SUPPLIED INFORMATION:
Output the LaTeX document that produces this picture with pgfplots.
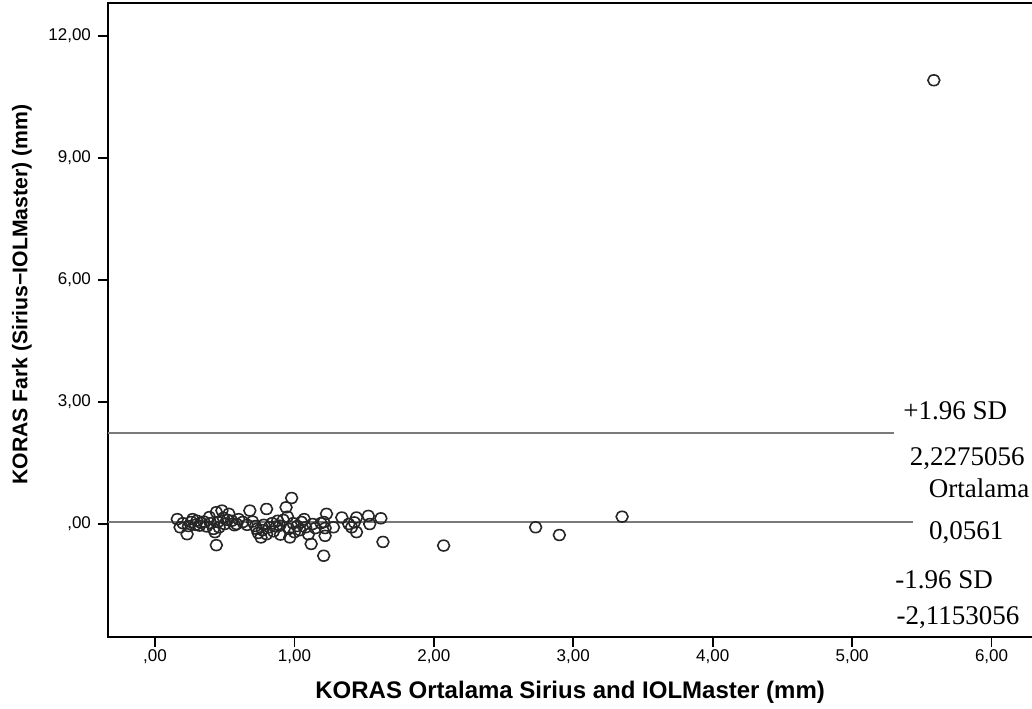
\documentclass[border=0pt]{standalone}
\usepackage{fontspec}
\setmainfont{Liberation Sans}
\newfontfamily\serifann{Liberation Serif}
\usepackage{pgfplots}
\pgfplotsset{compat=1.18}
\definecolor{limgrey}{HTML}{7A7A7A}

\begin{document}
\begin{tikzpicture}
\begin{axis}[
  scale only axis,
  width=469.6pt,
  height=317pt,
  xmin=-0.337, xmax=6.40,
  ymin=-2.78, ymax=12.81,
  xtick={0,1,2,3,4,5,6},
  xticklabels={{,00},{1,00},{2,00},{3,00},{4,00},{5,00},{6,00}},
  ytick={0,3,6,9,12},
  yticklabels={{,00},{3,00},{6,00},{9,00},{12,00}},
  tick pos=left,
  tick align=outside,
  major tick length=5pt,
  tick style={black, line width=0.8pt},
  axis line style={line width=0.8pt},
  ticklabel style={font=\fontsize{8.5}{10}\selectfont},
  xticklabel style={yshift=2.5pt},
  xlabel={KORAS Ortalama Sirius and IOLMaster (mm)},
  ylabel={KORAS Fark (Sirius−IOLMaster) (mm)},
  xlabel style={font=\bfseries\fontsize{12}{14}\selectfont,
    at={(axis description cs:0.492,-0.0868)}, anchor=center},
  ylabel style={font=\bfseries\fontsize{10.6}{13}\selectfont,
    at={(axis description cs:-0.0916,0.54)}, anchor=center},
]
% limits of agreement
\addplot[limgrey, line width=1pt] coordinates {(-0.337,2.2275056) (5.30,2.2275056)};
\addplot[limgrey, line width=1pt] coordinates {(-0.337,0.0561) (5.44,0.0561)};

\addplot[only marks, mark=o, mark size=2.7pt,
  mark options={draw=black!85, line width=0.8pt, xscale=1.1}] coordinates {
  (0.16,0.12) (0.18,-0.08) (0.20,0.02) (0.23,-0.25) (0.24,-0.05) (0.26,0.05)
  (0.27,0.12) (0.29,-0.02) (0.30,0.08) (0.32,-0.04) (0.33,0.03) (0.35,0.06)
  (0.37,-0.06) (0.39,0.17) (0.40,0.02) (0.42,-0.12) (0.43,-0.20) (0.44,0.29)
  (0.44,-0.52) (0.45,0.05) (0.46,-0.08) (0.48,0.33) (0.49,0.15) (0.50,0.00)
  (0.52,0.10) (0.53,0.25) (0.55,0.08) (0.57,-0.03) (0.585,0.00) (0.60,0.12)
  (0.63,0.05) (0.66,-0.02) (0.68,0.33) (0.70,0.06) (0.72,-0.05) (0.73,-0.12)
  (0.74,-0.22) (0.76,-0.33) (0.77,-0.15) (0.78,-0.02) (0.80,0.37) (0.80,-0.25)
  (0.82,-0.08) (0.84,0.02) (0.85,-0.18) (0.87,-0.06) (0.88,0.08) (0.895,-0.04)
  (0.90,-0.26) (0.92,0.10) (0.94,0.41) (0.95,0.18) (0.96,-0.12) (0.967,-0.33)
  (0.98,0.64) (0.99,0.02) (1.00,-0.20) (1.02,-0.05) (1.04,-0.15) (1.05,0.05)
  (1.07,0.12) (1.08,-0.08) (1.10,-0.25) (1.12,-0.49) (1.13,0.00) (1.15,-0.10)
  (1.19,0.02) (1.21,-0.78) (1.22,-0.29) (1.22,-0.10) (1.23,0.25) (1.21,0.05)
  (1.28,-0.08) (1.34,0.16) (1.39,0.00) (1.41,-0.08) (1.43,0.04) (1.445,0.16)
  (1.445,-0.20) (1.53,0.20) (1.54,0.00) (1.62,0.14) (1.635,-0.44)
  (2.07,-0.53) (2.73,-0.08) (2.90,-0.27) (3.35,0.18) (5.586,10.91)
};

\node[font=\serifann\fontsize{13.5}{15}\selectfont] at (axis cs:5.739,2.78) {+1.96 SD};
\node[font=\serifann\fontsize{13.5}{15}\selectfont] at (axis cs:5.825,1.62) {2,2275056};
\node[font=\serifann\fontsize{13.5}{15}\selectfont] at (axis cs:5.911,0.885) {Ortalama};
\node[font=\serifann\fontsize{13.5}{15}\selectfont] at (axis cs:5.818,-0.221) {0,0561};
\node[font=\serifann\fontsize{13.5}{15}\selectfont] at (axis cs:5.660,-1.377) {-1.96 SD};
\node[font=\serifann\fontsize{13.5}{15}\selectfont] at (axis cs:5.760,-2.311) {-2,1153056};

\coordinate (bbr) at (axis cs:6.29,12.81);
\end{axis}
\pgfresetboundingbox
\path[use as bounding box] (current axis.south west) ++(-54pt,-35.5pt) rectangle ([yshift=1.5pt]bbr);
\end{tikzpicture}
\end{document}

SHORT PROBLEM: Write out the listing word for word, omitting the pictures it holds.

RESULT:
Output the LaTeX document that produces this picture with pgfplots.
\documentclass[border=0pt]{standalone}
\usepackage{fontspec}
\setmainfont{Liberation Sans}
\newfontfamily\serifann{Liberation Serif}
\usepackage{pgfplots}
\pgfplotsset{compat=1.18}
\definecolor{limgrey}{HTML}{7A7A7A}

\begin{document}
\begin{tikzpicture}
\begin{axis}[
  scale only axis,
  width=469.6pt,
  height=317pt,
  xmin=-0.337, xmax=6.40,
  ymin=-2.78, ymax=12.81,
  xtick={0,1,2,3,4,5,6},
  xticklabels={{,00},{1,00},{2,00},{3,00},{4,00},{5,00},{6,00}},
  ytick={0,3,6,9,12},
  yticklabels={{,00},{3,00},{6,00},{9,00},{12,00}},
  tick pos=left,
  tick align=outside,
  major tick length=5pt,
  tick style={black, line width=0.8pt},
  axis line style={line width=0.8pt},
  ticklabel style={font=\fontsize{8.5}{10}\selectfont},
  xticklabel style={yshift=2.5pt},
  xlabel={KORAS Ortalama Sirius and IOLMaster (mm)},
  ylabel={KORAS Fark (Sirius−IOLMaster) (mm)},
  xlabel style={font=\bfseries\fontsize{12}{14}\selectfont,
    at={(axis description cs:0.492,-0.0868)}, anchor=center},
  ylabel style={font=\bfseries\fontsize{10.6}{13}\selectfont,
    at={(axis description cs:-0.0916,0.54)}, anchor=center},
]
% limits of agreement
\addplot[limgrey, line width=1pt] coordinates {(-0.337,2.2275056) (5.30,2.2275056)};
\addplot[limgrey, line width=1pt] coordinates {(-0.337,0.0561) (5.44,0.0561)};

\addplot[only marks, mark=o, mark size=2.7pt,
  mark options={draw=black!85, line width=0.8pt, xscale=1.1}] coordinates {
  (0.16,0.12) (0.18,-0.08) (0.20,0.02) (0.23,-0.25) (0.24,-0.05) (0.26,0.05)
  (0.27,0.12) (0.29,-0.02) (0.30,0.08) (0.32,-0.04) (0.33,0.03) (0.35,0.06)
  (0.37,-0.06) (0.39,0.17) (0.40,0.02) (0.42,-0.12) (0.43,-0.20) (0.44,0.29)
  (0.44,-0.52) (0.45,0.05) (0.46,-0.08) (0.48,0.33) (0.49,0.15) (0.50,0.00)
  (0.52,0.10) (0.53,0.25) (0.55,0.08) (0.57,-0.03) (0.585,0.00) (0.60,0.12)
  (0.63,0.05) (0.66,-0.02) (0.68,0.33) (0.70,0.06) (0.72,-0.05) (0.73,-0.12)
  (0.74,-0.22) (0.76,-0.33) (0.77,-0.15) (0.78,-0.02) (0.80,0.37) (0.80,-0.25)
  (0.82,-0.08) (0.84,0.02) (0.85,-0.18) (0.87,-0.06) (0.88,0.08) (0.895,-0.04)
  (0.90,-0.26) (0.92,0.10) (0.94,0.41) (0.95,0.18) (0.96,-0.12) (0.967,-0.33)
  (0.98,0.64) (0.99,0.02) (1.00,-0.20) (1.02,-0.05) (1.04,-0.15) (1.05,0.05)
  (1.07,0.12) (1.08,-0.08) (1.10,-0.25) (1.12,-0.49) (1.13,0.00) (1.15,-0.10)
  (1.19,0.02) (1.21,-0.78) (1.22,-0.29) (1.22,-0.10) (1.23,0.25) (1.21,0.05)
  (1.28,-0.08) (1.34,0.16) (1.39,0.00) (1.41,-0.08) (1.43,0.04) (1.445,0.16)
  (1.445,-0.20) (1.53,0.20) (1.54,0.00) (1.62,0.14) (1.635,-0.44)
  (2.07,-0.53) (2.73,-0.08) (2.90,-0.27) (3.35,0.18) (5.586,10.91)
};

\node[font=\serifann\fontsize{13.5}{15}\selectfont] at (axis cs:5.739,2.78) {+1.96 SD};
\node[font=\serifann\fontsize{13.5}{15}\selectfont] at (axis cs:5.825,1.62) {2,2275056};
\node[font=\serifann\fontsize{13.5}{15}\selectfont] at (axis cs:5.911,0.885) {Ortalama};
\node[font=\serifann\fontsize{13.5}{15}\selectfont] at (axis cs:5.818,-0.221) {0,0561};
\node[font=\serifann\fontsize{13.5}{15}\selectfont] at (axis cs:5.660,-1.377) {-1.96 SD};
\node[font=\serifann\fontsize{13.5}{15}\selectfont] at (axis cs:5.760,-2.311) {-2,1153056};

\coordinate (bbr) at (axis cs:6.29,12.81);
\end{axis}
\pgfresetboundingbox
\path[use as bounding box] (current axis.south west) ++(-54pt,-35.5pt) rectangle ([yshift=1.5pt]bbr);
\end{tikzpicture}
\end{document}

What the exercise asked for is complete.